Galeria Na Najwyższym Poziomie, ul. Baczyńskiego 7a, Rzeszów
Organizatorzy: Rzeszowskie Stowarzyszenie Fotograficzne oraz Elektromontaż Rzeszów SA
Wernisaż w czwartek 9 listopada o godz. 18:00, ekspozycja do 8 grudnia 2023
Autorzy wystawy: Martina Bieniarz, Damian Bobrowicz, Bernard Buczek, Artur Czapiga, Tomasz Iwaszek, Paweł Jakubowski, Ewa Jeżowska-Charchut, Katarzyna Jopek, Ryszard Kaczmarek, Stanisław Karcz, Małgorzata Korzec, Robert Kozdraś, Agnieszka Leja, Rafał Orłowski, Elżbieta Rokosz, Jerzy Skiba, Agnieszka Szafirska, Zdzisław Świeca, Katarzyna Warańska, Danuta Wołowiec, Alicja Wysocka, Artur Wysocki, Jacek Zembroń, Maciej Zdun.
Graficzne wypadki w naturze
Fotografie autorstwa członków Rzeszowskiego Stowarzyszenia Fotograficznego przedstawione w ramach tej wystawy łączą dwie rzeczy: format oraz temat. Narzucony wymiar pojedynczego zdjęcia, 10 x 10 cm, wymusza dyscyplinę graficzną. Obraz musi być ciekawy, wymowny, może nawet symboliczny. Jeśli ma przedstawiać szczegół, to na tyle duży, by odbiorca mógł go zobaczyć. Jeśli mamy na nim krajobraz, to musi on przemawiać czytelną formą graficzną. Wybrany temat – czyli zarejestrowanie dostrzeżonych w naturze graficznych walorów obrazu – wydał nam się odpowiedni do założonego formatu prac. Trudnością okazała się selekcja materiału.
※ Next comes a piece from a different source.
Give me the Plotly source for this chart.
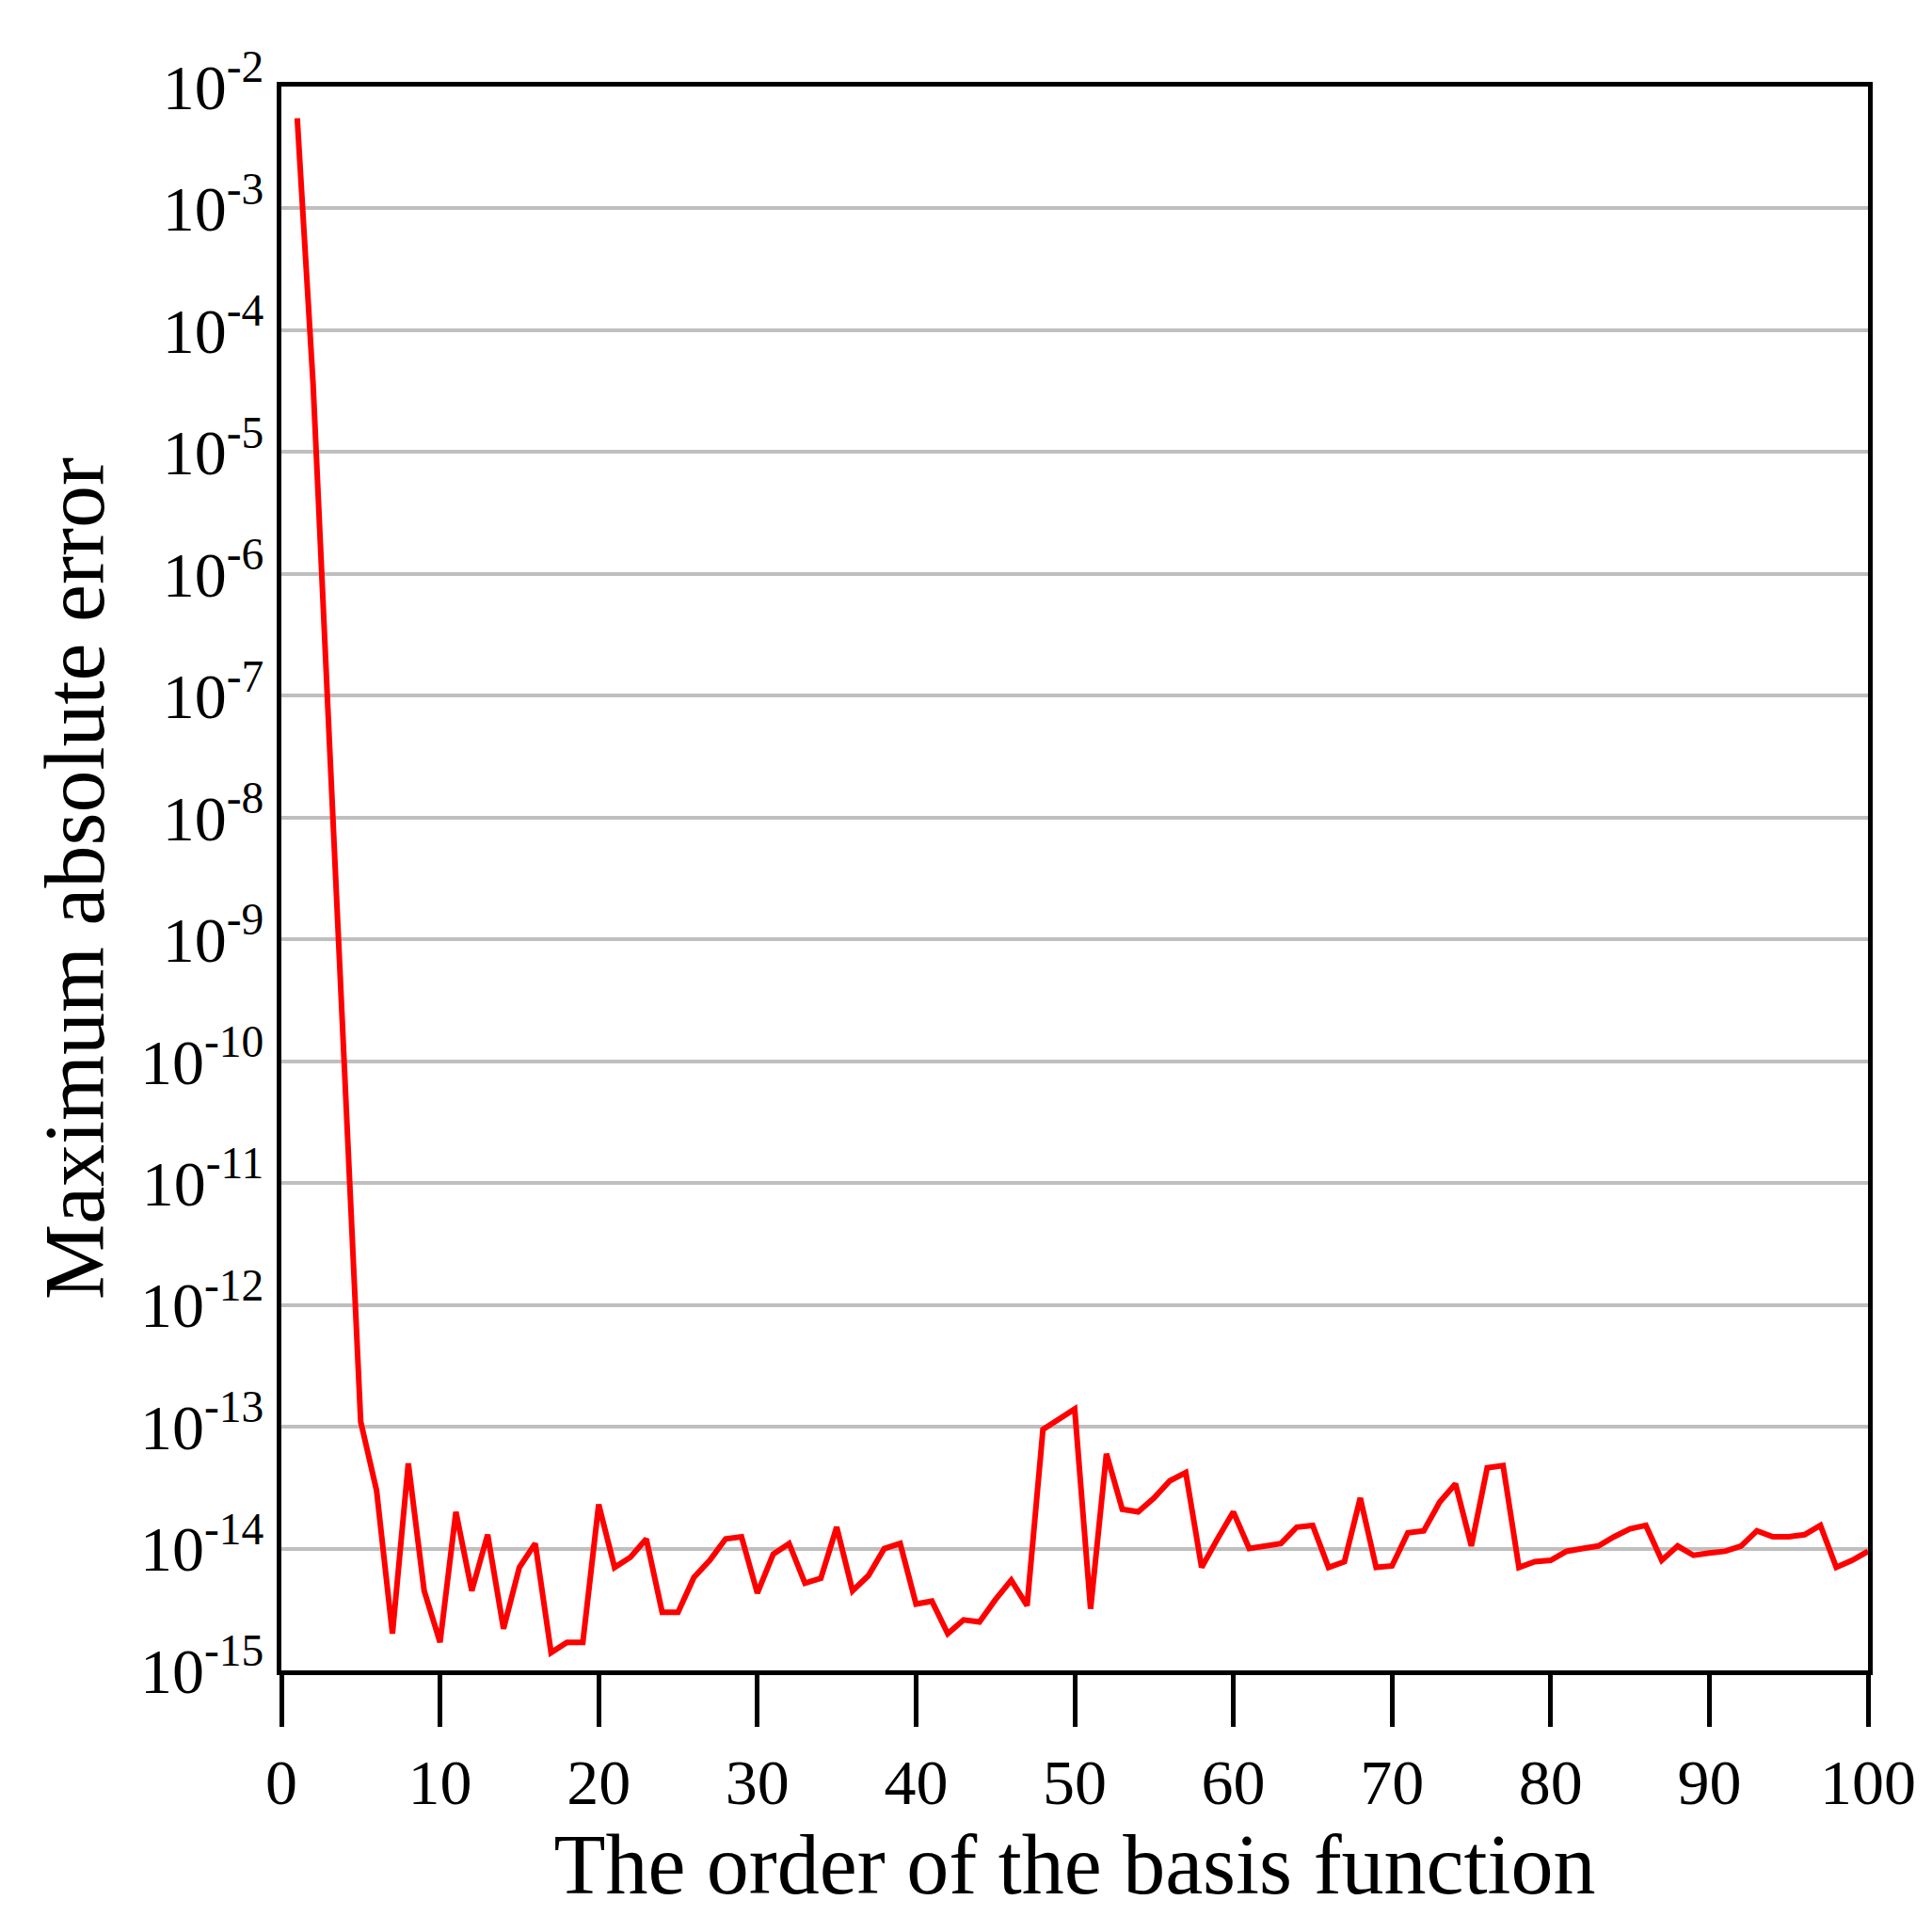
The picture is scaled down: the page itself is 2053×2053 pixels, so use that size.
import plotly.graph_objects as go

# --- data ---
order = list(range(1, 101))
max_abs_error = [
    5.5e-3, 3.6e-5, 5e-8, 8e-11, 1.1e-13, 3e-14, 2e-15, 5e-14, 4.5e-15, 1.7e-15,
    2e-14, 4.5e-15, 1.3e-14, 2.2e-15, 7e-15, 1.1e-14, 1.4e-15, 1.7e-15, 1.7e-15, 2.3e-14,
    7e-15, 8.5e-15, 1.2e-14, 3e-15, 3e-15, 5.8e-15, 8e-15, 1.2e-14, 1.25e-14, 4.3e-15,
    9e-15, 1.1e-14, 5.2e-15, 5.7e-15, 1.5e-14, 4.5e-15, 6e-15, 1e-14, 1.1e-14, 3.5e-15,
    3.7e-15, 2e-15, 2.6e-15, 2.5e-15, 3.8e-15, 5.5e-15, 3.4e-15, 9.5e-14, 1.15e-13, 1.4e-13,
    3.2e-15, 6e-14, 2.1e-14, 2e-14, 2.6e-14, 3.6e-14, 4.2e-14, 7e-15, 1.2e-14, 2e-14,
    1e-14, 1.05e-14, 1.1e-14, 1.5e-14, 1.55e-14, 7e-15, 7.8e-15, 2.6e-14, 7e-15, 7.2e-15,
    1.35e-14, 1.4e-14, 2.4e-14, 3.4e-14, 1.05e-14, 4.6e-14, 4.8e-14, 7e-15, 7.8e-15, 8e-15,
    9.5e-15, 1e-14, 1.05e-14, 1.25e-14, 1.45e-14, 1.55e-14, 8e-15, 1.05e-14, 8.8e-15, 9.2e-15,
    9.5e-15, 1.05e-14, 1.4e-14, 1.25e-14, 1.25e-14, 1.3e-14, 1.55e-14, 7e-15, 8e-15, 9.5e-15,
]
exponents = list(range(-15, -1))
y_tickvals = [10.0 ** e for e in exponents]
y_ticktext = [f"10<sup>{e}</sup>" for e in exponents]
x_tickvals = list(range(0, 101, 10))

FONT = "Liberation Serif, Times New Roman, serif"

fig = go.Figure(go.Scatter(
    x=order, y=max_abs_error, mode="lines",
    line=dict(color="#ff0000", width=6),
    showlegend=False,
))

fig.update_layout(
    width=2053, height=2053,
    paper_bgcolor="white", plot_bgcolor="white",
    margin=dict(l=291, r=76, t=84, b=286),
    font=dict(family=FONT, size=68, color="black"),
)

fig.update_xaxes(
    range=[0, 100], tickvals=x_tickvals,
    ticks="outside", ticklen=55, tickwidth=5, tickcolor="black",
    showgrid=False, zeroline=False,
    showline=True, linecolor="black", linewidth=5, mirror=True,
    title=dict(text="The order of the basis function", font=dict(size=90), standoff=5),
)
fig.update_yaxes(
    type="log", range=[-15, -2],
    tickvals=y_tickvals, ticktext=y_ticktext, ticks="",
    showgrid=True, gridcolor="#bfbfbf", gridwidth=4,
    zeroline=False,
    showline=True, linecolor="black", linewidth=5, mirror=True,
    title=dict(text="Maximum absolute error", font=dict(size=90), standoff=10),
)

fig.write_html("out.html")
Finalnie udało nam się stworzyć zestawy, które są estetycznie spójne i – jak mamy nadzieję – interesujące dla odbiorcy. Wśród przedstawionych fotografii znajdziemy zarówno szczegół – fragment kwiatu, źdźbło trawy, gałąź, kroplę rosy, jak i krajobrazowy „ogół” tworzący pewien graficzny wzór. Istnieje powiedzenie, że piękno jest w oku patrzącego. Fotografia umożliwia zarejestrowanie wybranego kadru, tego piękna, które widzi fotograf i podzielenie się nim z odbiorcą jego pracy. Każda z przedstawionych Państwu fotografii to próba rejestracji indywidualnego zachwytu nad pięknem, które potrafimy dostrzec w otaczającym nas świecie i na które chcielibyśmy skierować Państwa uwagę. Z założenia oglądanie miniatur wymaga od odbiorcy podejścia bliżej, „zajrzenia” w dane zdjęcie, niemal fizycznego kontaktu z obrazem. To inny, bardziej intymny i indywidualny sposób oglądania wystawy. Mamy nadzieję, że będzie dla Państwa przyjemnością.